THE number of people whose homes have been repossessed for non-payment rose by 21 per cent last year, according to the authoritative Council of Mortgage lenders. Not only is this is the highest figure for repossessions since 1999, it occurred before the full impact of the global credit crunch and the slowdown expected in the British economy. All of which suggests that repossessions are likely to be even higher in 2008.
This is a stark warning that the Bank of England's interest rate cut on Thursday of only a quarter point is far too modest to have any decisive impact on the economic crisis. British interest rates are still too high at 5.25 per cent, as compared to
3.5 per cent in the United States and 4 per cent in the Eurozone. The ever-cautious Bank of England has always preferred to cut rates in small stages rather than make a decisive intervention in the markets, which is the favoured strategy of the Federal Reserve.
In the current ominous circumstances, the Bank of England should have cut rates by at least a half point. Already the markets are assuming the Bank will have to cut rates further during 2008, possibly nearer to 4 per cent. If that is indeed the Bank's logic, why not cut interest rates quickly and head off further problems with house repossessions?
The contrast between the indecisive response of the British authorities to the subprime crisis and the robust American approach can be seen in the £86 billion economic stimulus package agreed by both Republicans and Democrats, and passed by Congress this week. The package gives one-off tax rebates of up to £300 to individuals and £600 to couples, plus £150 for each child in the family. Those on low incomes, who do not pay income tax, get a government cheque for £150. The aim is to boost consumer spending.
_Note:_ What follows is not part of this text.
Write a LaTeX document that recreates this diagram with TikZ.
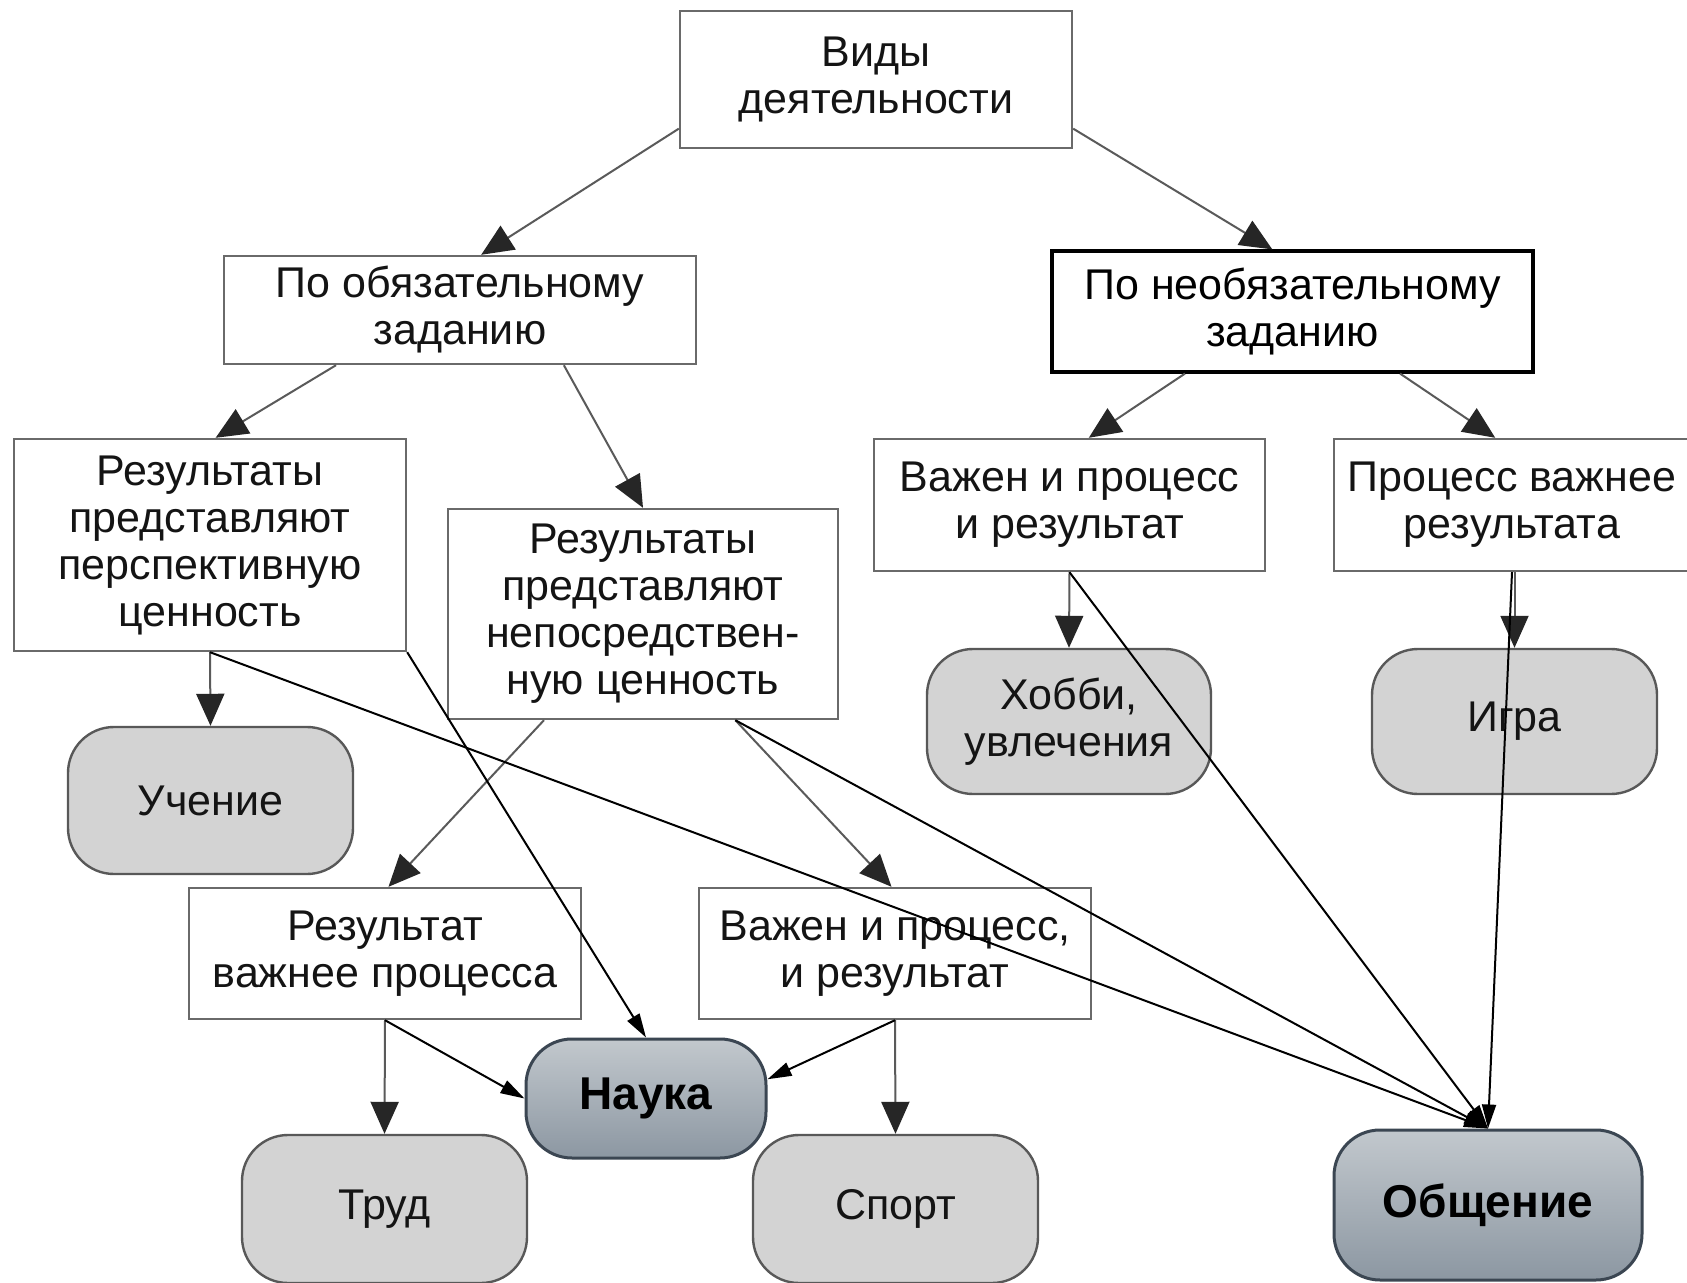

One does not have to agree with the precise details of the US package to admire the fact the entire US political establishment plus the Federal Reserve are committed to being proactive in heading off a recession. In contrast, the British government and the Bank of England remain reactive.
The British authorities justify their caution by citing the need to contain inflationary pressures in the economy – there was news this week that wage settlements in the UK are getting bigger. However, the risk of an economic downturn in Britain now outweighs the risk from inflation. It is time for the government and the Bank of England to stop sitting on the economic fence.
The White House has asked the EU and Japan to boost spending as part of a global economic stimulus. Britain, Germany and Japan have rejected these overtures. Yet Japan is on the brink of recession, German export growth has started to stall and the UK housing market is in trouble. If we do not want to see home repossessions rise again in 2008, the UK government and the Bank of England need to think again.